Psaki é combativa, honrando a cabeleira ruiva (descende, numa curiosa mistura, de gregos, poloneses e irlandeses). Na época em que era porta-voz de Hillary Clinton no Departamento de Estado, os russos tentavam ridicularizá-la, comparando suas roupas algo simplórias com o glamour de sua equivalente eslava, Maria Sakharova.
Como pode acontecer com qualquer porta-voz, ela eventualmente descamba para o exagero – um outro modo de chamar inverdades. Recentemente, disse que “nenhum economista” estava preocupado com o aumento da inflação, passando já dos 6%. Pulularam opiniões contrárias. Principalmente, claro, na Fox.
É ruim quando o papel de fiscal do governo, uma das principais atribuições da imprensa, fica praticamente limitado a um único órgão. Mas é bom quando presidentes, seus porta-vozes e os repórteres que falam com eles diretamente não se engalfinham como inimigos, repetindo a agressividade de Jim Acosta contra Trump e vice-versa.
“Eu gosto dele”, já disse Biden sobre Doocy. O presidente tem mais de meio século na política e sabe que mesmo quando não gosta de um repórter, tem que disfarçar.
O pai de Peter Doocy já foi satirizado no Saturday Night Live (“Ele acha hilário”, diz o filho) e a vez do repórter vai acabar chegando. Será a glória.
O que fará Doocy sem Biden?

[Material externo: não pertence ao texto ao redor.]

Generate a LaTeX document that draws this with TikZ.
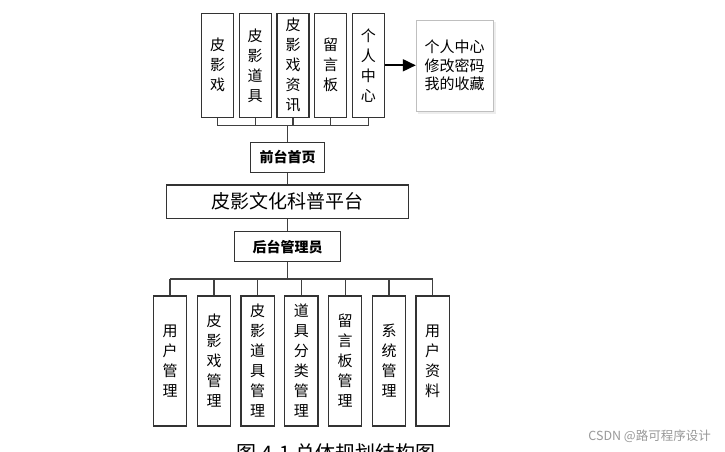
\documentclass[tikz,border=0pt]{standalone}
\usepackage{fontspec}
\setmainfont{Noto Sans CJK SC}
\usetikzlibrary{arrows.meta}
\tikzset{
  leafbox/.style={draw=black!80, line width=1.2pt, fill=white, inner sep=0pt,
    align=center, font=\fontsize{15}{20}\selectfont},
  topleaf/.style={leafbox, minimum width=32pt, minimum height=104pt},
  lowleaf/.style={leafbox, minimum width=33.3pt, minimum height=130pt},
  hubbox/.style={draw=black!80, line width=1.2pt, fill=white, inner sep=0pt,
    font=\fontsize{14}{16}\selectfont\bfseries},
  infobox/.style={draw=black!25, line width=0.8pt, fill=white, inner sep=0pt,
    minimum width=77pt, minimum height=91pt, align=left,
    font=\fontsize{15}{18.5}\selectfont},
  busline/.style={black!75, line width=1.3pt},
  pointer/.style={-{Triangle[length=13pt, width=12pt]}, black, line width=1.8pt},
}
\begin{document}
\begin{tikzpicture}[x=1pt, y=-1pt]
  \useasboundingbox[fill=white] (0,0) rectangle (725,451);
  % top row (front pages)
  \foreach \i/\cx/\txt in {1/217.5/{皮\\影\\戏}, 2/255.2/{皮\\影\\道\\具},
      3/293/{皮\\影\\戏\\资\\讯}, 4/330.5/{留\\言\\板}, 5/368.3/{个\\人\\中\\心}}
    { \node[topleaf] (t\i) at (\cx,65.3) {\txt}; }
  \fill[black!7] (418,22) rectangle (496,114);
  \node[infobox] (info) at (454.7,65.5) {个人中心\\修改密码\\我的收藏};
  \draw[pointer] (t5.east) -- (info.west |- t5.east);
  % centre column
  \node[hubbox, minimum width=74pt, minimum height=30pt] (front) at (287.5,157.3) {前台首页};
  \node[draw=black!80, line width=1.2pt, fill=white, minimum width=241.6pt,
    minimum height=33.3pt, font=\fontsize{19}{20}\selectfont] (platform) at (287.5,201.6)
    {皮影文化科普平台};
  \node[hubbox, minimum width=106.4pt, minimum height=30pt] (admin) at (287.5,246.7) {后台管理员};
  % bottom row (admin pages)
  \foreach \i/\cx/\txt in {1/170/{用\\户\\管\\理}, 2/214/{皮\\影\\戏\\管\\理},
      3/257.7/{皮\\影\\道\\具\\管\\理}, 4/301.3/{道\\具\\分\\类\\管\\理},
      5/345.2/{留\\言\\板\\管\\理}, 6/389/{系\\统\\管\\理}, 7/432.7/{用\\户\\资\\料}}
    { \node[lowleaf] (b\i) at (\cx,361) {\txt}; }
  % connectors
  \coordinate (topbus) at (287.3,125.7);
  \coordinate (lowbus) at (287.3,279);
  \foreach \i in {1,...,5} { \draw[busline] (t\i.south) -- (t\i.south |- topbus); }
  \draw[busline] (t1.south |- topbus) -- (t5.south |- topbus);
  \draw[busline] (topbus) -- (topbus |- front.north);
  \draw[busline] (front.south) -- (platform.north);
  \draw[busline] (platform.south) -- (admin.north);
  \draw[busline] (admin.south) -- (admin.south |- lowbus);
  \foreach \i in {1,...,7} { \draw[busline] (b\i.north) -- (b\i.north |- lowbus); }
  \draw[busline] (b1.north |- lowbus) -- (b7.north |- lowbus);
  % caption (cut by the page edge, as in the source) and mark
  \node[anchor=north, inner sep=0pt, font=\fontsize{20}{22}\selectfont] (caption)
    at (336,443) {图 4-1 总体规划结构图};
  \node[anchor=east, inner sep=0pt, text=black!40, font=\fontsize{12.5}{14}\selectfont]
    (mark) at (711,436) {CSDN @路可程序设计};
\end{tikzpicture}
\end{document}
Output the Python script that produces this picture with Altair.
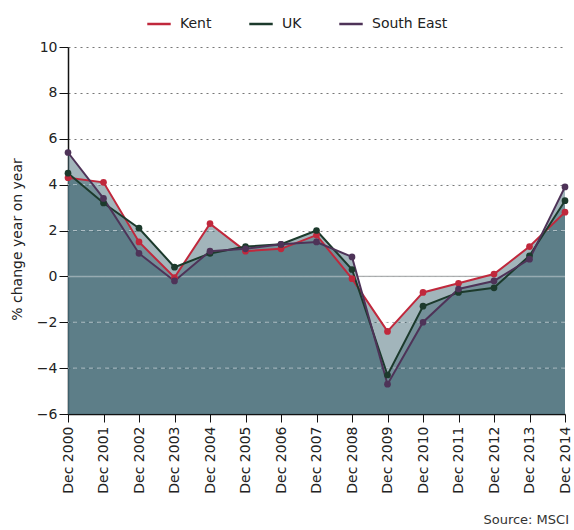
import altair as alt
import pandas as pd

years = ["Dec 2000", "Dec 2001", "Dec 2002", "Dec 2003", "Dec 2004", "Dec 2005",
         "Dec 2006", "Dec 2007", "Dec 2008", "Dec 2009", "Dec 2010", "Dec 2011",
         "Dec 2012", "Dec 2013", "Dec 2014"]
kent = [4.3, 4.1, 1.5, -0.05, 2.3, 1.1, 1.2, 1.8, -0.1, -2.4, -0.7, -0.3, 0.1, 1.3, 2.8]
uk = [4.5, 3.2, 2.1, 0.4, 1.0, 1.3, 1.4, 2.0, 0.3, -4.3, -1.3, -0.7, -0.5, 0.9, 3.3]
south_east = [5.4, 3.4, 1.0, -0.2, 1.1, 1.2, 1.4, 1.5, 0.85, -4.7, -2.0, -0.55, -0.2, 0.75, 3.9]

series_names = ["Kent", "UK", "South East"]
series_colors = ["#c0283c", "#1c3a2c", "#4e3358"]
y_ticks = [-6, -4, -2, 0, 2, 4, 6, 8, 10]
light_lines = [-4, -2, 2, 4]

rows = []
for name, vals in zip(series_names, [kent, uk, south_east]):
    for i, (yr, v) in enumerate(zip(years, vals)):
        rows.append({"year": yr, "series": name, "value": v, "base": -6, "order": i})
df = pd.DataFrame(rows)

FONT = "DejaVu Sans"
W, H = 497, 367

x_axis = alt.Axis(title=None, labelAngle=-90, labelFontSize=14, labelFont=FONT,
                  labelColor="#222", tickSize=8, tickColor="#111",
                  domainColor="#111", domainWidth=1.5, labelPadding=4, grid=False)
x_scale = alt.Scale(type="point", padding=0)
y_scale = alt.Scale(domain=[-6, 10], nice=False)
y_axis = alt.Axis(title="% change year on year", titleFontSize=14, titleFont=FONT,
                  titleFontWeight="normal", titleColor="#222", titlePadding=12,
                  titleY=192,
                  values=y_ticks, labelFontSize=14, labelFont=FONT, labelColor="#222",
                  tickSize=9, tickColor="#111", domainColor="#111", domainWidth=1.5,
                  grid=True, gridColor="#777", gridDash=[2, 4], gridWidth=1)


def X():
    return alt.X("year:O", sort=years, scale=x_scale, axis=x_axis)


def Y(field="value:Q"):
    return alt.Y(field, scale=y_scale, axis=y_axis)


base = alt.Chart(df)

zero_df = pd.DataFrame({"v": [0]})
zero_rule = alt.Chart(zero_df).mark_rule(color="#666", strokeWidth=1).encode(y=Y("v:Q"))
zero_light = alt.Chart(zero_df).mark_rule(color="#e4eaec", strokeWidth=1.5,
                                          opacity=0.5).encode(y=Y("v:Q"))

areas = base.mark_area(color="#466c77", opacity=0.5, interpolate="linear").encode(
    x=X(), y=Y(), y2="base:Q", detail="series:N")

light_df = pd.DataFrame({"v": light_lines})
light_rules = alt.Chart(light_df).mark_rule(color="#e4eaec", strokeDash=[4, 4],
                                            strokeWidth=1, opacity=0.6).encode(y=Y("v:Q"))

color_scale = alt.Scale(domain=series_names, range=series_colors)

lines = base.mark_line(strokeWidth=2).encode(
    x=X(), y=Y(),
    color=alt.Color("series:N", scale=color_scale,
                    legend=alt.Legend(title=None, orient="none", legendX=78, legendY=-36,
                                      direction="horizontal", symbolType="stroke",
                                      symbolStrokeWidth=2.5, symbolSize=550,
                                      labelFontSize=14, labelFont=FONT, labelColor="#222",
                                      columnPadding=32, labelOffset=8)))

points = base.mark_point(filled=True, size=45, opacity=1).encode(
    x=X(), y=Y(),
    color=alt.Color("series:N", scale=color_scale, legend=None))

src_df = pd.DataFrame({"t": ["Source: MSCI"]})
source = alt.Chart(src_df).mark_text(align="right", baseline="middle", fontSize=13,
                                     font=FONT, color="#333").encode(
    x=alt.value(W + 4), y=alt.value(473), text="t:N")

chart = alt.layer(zero_rule, areas, zero_light, light_rules, lines, points, source).properties(
    width=W, height=H,
    autosize=alt.AutoSizeParams(type="none"),
    padding={"left": 68, "top": 47, "right": 574 - 68 - W, "bottom": 116},
).configure(background="white").configure_view(stroke=None)

chart.save("out.html", embed_options={"renderer": "svg", "actions": False})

Tem um bom tempo ainda para que isso aconteça. Mas ele é esperto e deve ter visto como os colegas que ficaram órfãos de Trump estão penando. Jim Acosta hoje é um enfadonho comentarista.
Sem um presidente para odiar, os militantes do antitrumpismo na imprensa perderam os dentes. Um chegou a, valorosamente, perguntar qual o sabor do milkshake que Biden estava tomando. Pode acontecer em qualquer lugar.